Task to complete: Consider the records below. How many of their lines include the word "this"? State the number and nothing else.
========
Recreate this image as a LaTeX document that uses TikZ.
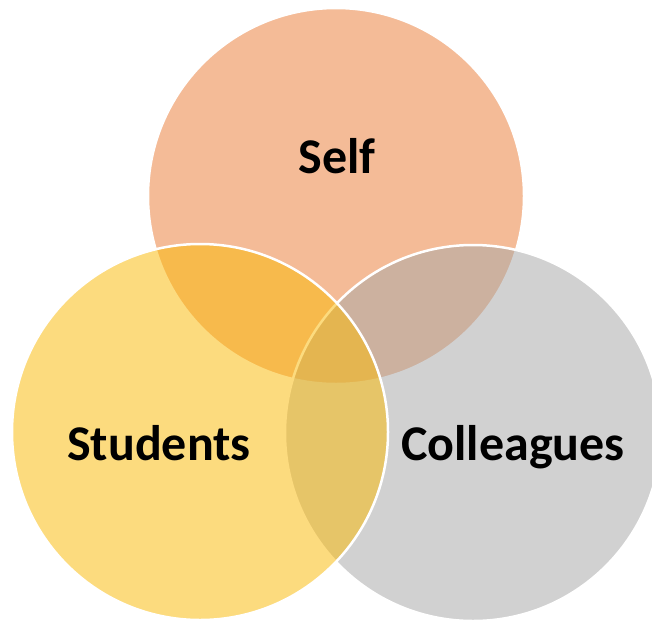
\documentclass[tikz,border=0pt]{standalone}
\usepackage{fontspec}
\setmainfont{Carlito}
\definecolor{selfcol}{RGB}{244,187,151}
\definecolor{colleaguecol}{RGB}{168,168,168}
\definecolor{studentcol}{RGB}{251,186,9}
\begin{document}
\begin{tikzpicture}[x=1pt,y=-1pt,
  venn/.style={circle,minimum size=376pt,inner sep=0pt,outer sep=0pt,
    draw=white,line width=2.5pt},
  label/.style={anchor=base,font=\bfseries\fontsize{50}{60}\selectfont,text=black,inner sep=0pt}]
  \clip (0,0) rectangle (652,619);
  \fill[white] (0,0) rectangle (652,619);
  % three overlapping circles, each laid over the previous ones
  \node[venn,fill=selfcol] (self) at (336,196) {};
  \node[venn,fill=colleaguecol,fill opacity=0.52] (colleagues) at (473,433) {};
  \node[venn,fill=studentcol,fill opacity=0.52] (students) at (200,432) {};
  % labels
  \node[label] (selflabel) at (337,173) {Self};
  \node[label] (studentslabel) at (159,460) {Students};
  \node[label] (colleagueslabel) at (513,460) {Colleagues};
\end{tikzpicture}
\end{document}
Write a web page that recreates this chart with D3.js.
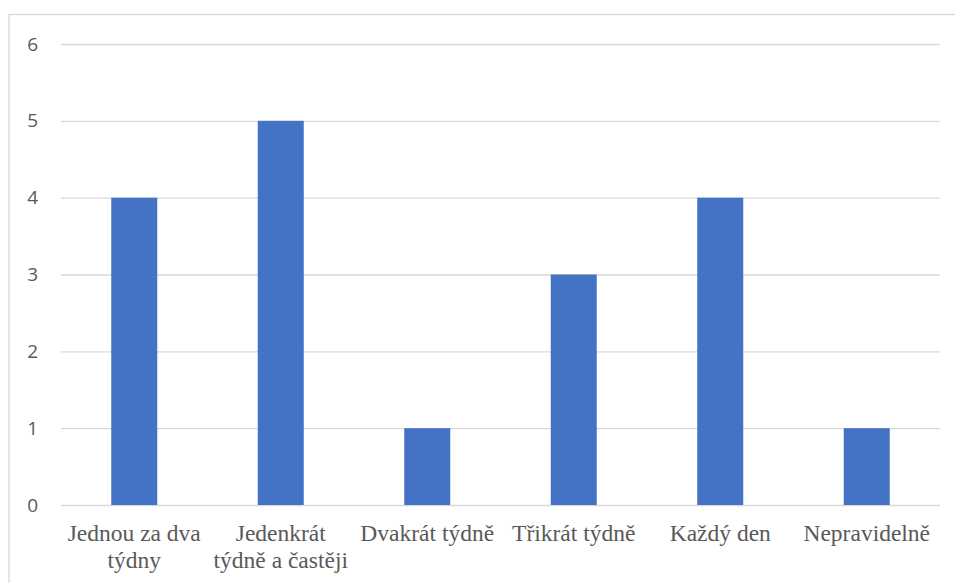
========
Task output: 2